If you still want to add S3 to PutFS as an in-tree feature, the design has to address the problems above. Notes from the prototype:

SigV4 verification

  • Don't use awssig. Or if you do, treat it as unaudited code: re-implement the canonical request locally, verify the signature with hmac.compare_digest, and use awssig only as a reference. The SigV4 spec is ~50 lines of code; the canonical-request rules are precise and well-documented. (AWS spec)
  • Always re-hash the body. Stream the request body through hashlib.sha256() and compare the digest to the value of X-Amz-Content-Sha256 from the (verified) headers. On mismatch, refuse the request – 400 XAmzContentSHA256Mismatch.
  • Decide a policy for UNSIGNED-PAYLOAD. boto3 defaults to UNSIGNED-PAYLOAD for streaming uploads (it intentionally does not include the body in the signature). This is AWS-spec-compliant but means body integrity is provided only by transport security. If you require integrity end-to-end, refuse UNSIGNED-PAYLOAD for write methods unless the deployer opts in.
  • STREAMING-AWS4-HMAC-SHA256-PAYLOAD signs each chunk in the body. Supporting it requires parsing chunk trailers – the spec is in the SigV4 documentation linked above.
  • Use a constant-time comparison (hmac.compare_digest) for both signature and content-hash comparisons.
  • Pin a strict timestamp window (15 min matches AWS). No nonce tracking – captured signed requests can be replayed within the window over plain HTTP. Require HTTPS.

X-Accel-Redirect

Serve GET requests via Nginx sendfile. Build the redirect from the resolved relative path:

rel = path.relative_to(root).as_posix()
headers["x-accel-redirect"] = f"/_internal/{rel}"

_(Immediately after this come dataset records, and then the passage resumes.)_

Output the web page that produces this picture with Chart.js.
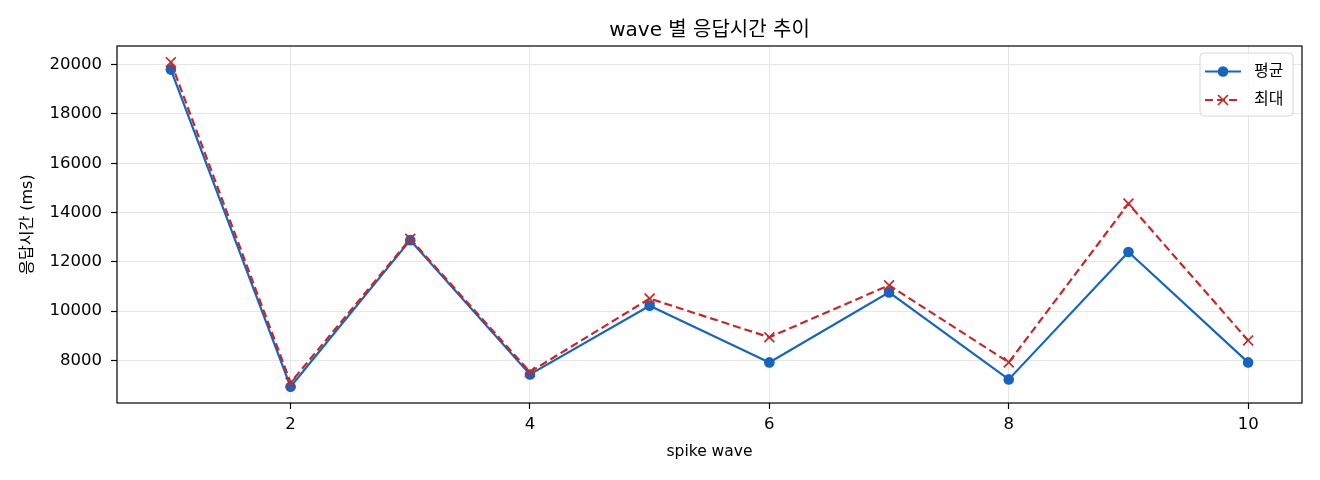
<!DOCTYPE html>
<html>
<head>
<meta charset="utf-8">
<script src="https://cdn.jsdelivr.net/npm/chart.js@4/dist/chart.umd.min.js"></script>
<style>
  html, body { margin: 0; padding: 0; background: #fff; }
  #wrap { width: 1320px; height: 480px; position: relative; }
</style>
</head>
<body>
<div id="wrap"><canvas id="c"></canvas></div>
<script>
const waves = [1, 2, 3, 4, 5, 6, 7, 8, 9, 10];
const avgValues = [19800, 6930, 12880, 7430, 10220, 7920, 10760, 7230, 12400, 7920];
const maxValues = [20100, 7100, 12930, 7530, 10510, 8940, 11050, 7920, 14360, 8810];
const xTicks = [2, 4, 6, 8, 10];
const yTicks = [8000, 10000, 12000, 14000, 16000, 18000, 20000];
const seriesLabels = ['평균', '최대'];
const titleText = 'wave 별 응답시간 추이';
const xLabel = 'spike wave';
const yLabel = '응답시간 (ms)';

const FONT = "'DejaVu Sans', 'Noto Sans CJK KR', sans-serif";
const BLUE = '#1565c0';
const RED = '#c62828';
const DASH = [8, 4];

const framePlugin = {
  id: 'frame',
  afterDatasetsDraw(chart) {
    const {ctx, chartArea: a} = chart;
    ctx.save();
    ctx.strokeStyle = '#000';
    ctx.lineWidth = 1.2;
    ctx.strokeRect(a.left, a.top, a.right - a.left, a.bottom - a.top);
    ctx.restore();
  },
  afterDraw(chart) {
    const {ctx, chartArea: a} = chart;
    ctx.save();
    // title centred over the plot area
    ctx.fillStyle = '#000';
    ctx.font = '20px ' + FONT;
    ctx.textAlign = 'center';
    ctx.textBaseline = 'middle';
    ctx.fillText(titleText, (a.left + a.right) / 2, 30.5);

    const bx = 1200, by = 53, bw = 93, bh = 63, r = 4;
    ctx.beginPath();
    ctx.moveTo(bx + r, by);
    ctx.arcTo(bx + bw, by, bx + bw, by + bh, r);
    ctx.arcTo(bx + bw, by + bh, bx, by + bh, r);
    ctx.arcTo(bx, by + bh, bx, by, r);
    ctx.arcTo(bx, by, bx + bw, by, r);
    ctx.closePath();
    ctx.fillStyle = 'rgba(255,255,255,0.8)';
    ctx.fill();
    ctx.strokeStyle = '#d6d6d6';
    ctx.lineWidth = 1;
    ctx.stroke();

    const rows = [
      {label: seriesLabels[0], color: BLUE, dash: [], marker: 'circle', y: 71.5},
      {label: seriesLabels[1], color: RED, dash: DASH, marker: 'x', y: 100}
    ];
    rows.forEach(row => {
      ctx.beginPath();
      ctx.setLineDash(row.dash);
      ctx.strokeStyle = row.color;
      ctx.lineWidth = 2.2;
      ctx.moveTo(1205, row.y);
      ctx.lineTo(1241, row.y);
      ctx.stroke();
      ctx.setLineDash([]);
      if (row.marker === 'circle') {
        ctx.beginPath();
        ctx.fillStyle = row.color;
        ctx.arc(1223, row.y, 5.3, 0, Math.PI * 2);
        ctx.fill();
      } else {
        ctx.beginPath();
        ctx.lineWidth = 1.7;
        ctx.moveTo(1218, row.y - 5); ctx.lineTo(1228, row.y + 5);
        ctx.moveTo(1218, row.y + 5); ctx.lineTo(1228, row.y - 5);
        ctx.stroke();
      }
      ctx.fillStyle = '#000';
      ctx.font = '16px ' + FONT;
      ctx.textBaseline = 'middle';
      ctx.textAlign = 'left';
      ctx.fillText(row.label, 1254, row.y);
    });
    ctx.restore();
  }
};

new Chart(document.getElementById('c'), {
  type: 'line',
  data: {
    datasets: [
      {
        label: seriesLabels[0],
        data: waves.map((w, i) => ({x: w, y: avgValues[i]})),
        borderColor: BLUE,
        backgroundColor: BLUE,
        borderWidth: 2.2,
        pointStyle: 'circle',
        pointRadius: 5.3,
        pointBorderWidth: 0,
        pointBackgroundColor: BLUE,
        tension: 0,
        order: 2
      },
      {
        label: seriesLabels[1],
        data: waves.map((w, i) => ({x: w, y: maxValues[i]})),
        borderColor: RED,
        backgroundColor: RED,
        borderWidth: 2.2,
        borderDash: DASH,
        pointStyle: 'crossRot',
        pointRadius: 7,
        pointBorderWidth: 1.7,
        pointBorderColor: RED,
        tension: 0,
        order: 1
      }
    ]
  },
  options: {
    responsive: true,
    maintainAspectRatio: false,
    animation: false,
    layout: { padding: { left: 0, right: 18, top: 46, bottom: 0 } },
    plugins: {
      legend: { display: false },
      tooltip: { enabled: false },
      title: { display: false }
    },
    scales: {
      x: {
        type: 'linear',
        min: 0.55,
        max: 10.45,
        afterBuildTicks(scale) { scale.ticks = xTicks.map(v => ({value: v})); },
        afterFit(scale) { scale.height = 77; },
        border: { display: false },
        grid: {
          color: '#e6e6e6',
          lineWidth: 1,
          drawTicks: true,
          tickLength: 6,
          tickColor: '#000',
          tickWidth: 1.2
        },
        ticks: {
          color: '#000',
          padding: 6,
          maxRotation: 0,
          font: { family: FONT, size: 16.5 },
          callback: v => String(v)
        },
        title: {
          display: true,
          text: xLabel,
          color: '#000',
          font: { family: FONT, size: 15.5, lineHeight: 1.2 },
          padding: { top: 0, bottom: 19 }
        }
      },
      y: {
        type: 'linear',
        min: 6272,
        max: 20758,
        afterBuildTicks(scale) { scale.ticks = yTicks.map(v => ({value: v})); },
        afterFit(scale) { scale.width = 117; },
        border: { display: false },
        grid: {
          color: '#e6e6e6',
          lineWidth: 1,
          drawTicks: true,
          tickLength: 6,
          tickColor: '#000',
          tickWidth: 1.2
        },
        ticks: {
          color: '#000',
          padding: 9,
          font: { family: FONT, size: 16.5 },
          callback: v => String(v)
        },
        title: {
          display: true,
          text: yLabel,
          color: '#000',
          font: { family: FONT, size: 16, lineHeight: 1.2 },
          padding: { top: 18, bottom: 0 }
        }
      }
    }
  },
  plugins: [framePlugin]
});
</script>
</body>
</html>
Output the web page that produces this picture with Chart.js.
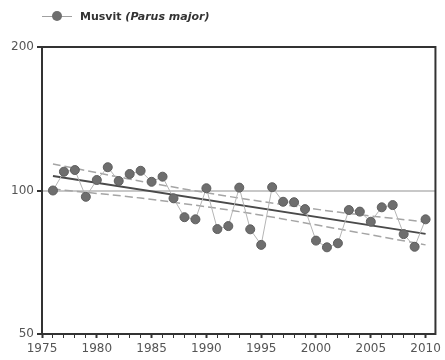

The corresponding nginx block:

location /_internal/ {
    internal;
    alias /data/;
}

Plus, in the proxy block, set the Host header explicitly so the SigV4 signature matches the host the client signed against:

proxy_set_header Host $http_host;

What the prototype implemented

For reference, the removed prototype handled: GetObject, PutObject, HeadObject, DeleteObject, ListObjectsV2 (with prefix, delimiter, continuation-token pagination), ListBuckets, CreateBucket, HeadBucket, DeleteBucket. Multipart upload was not implemented. XML responses were built with xml.sax.saxutils.escape – fine for the static fields, but a serious gap for any field that needs proper XML serialisation (e.g. binary in object keys).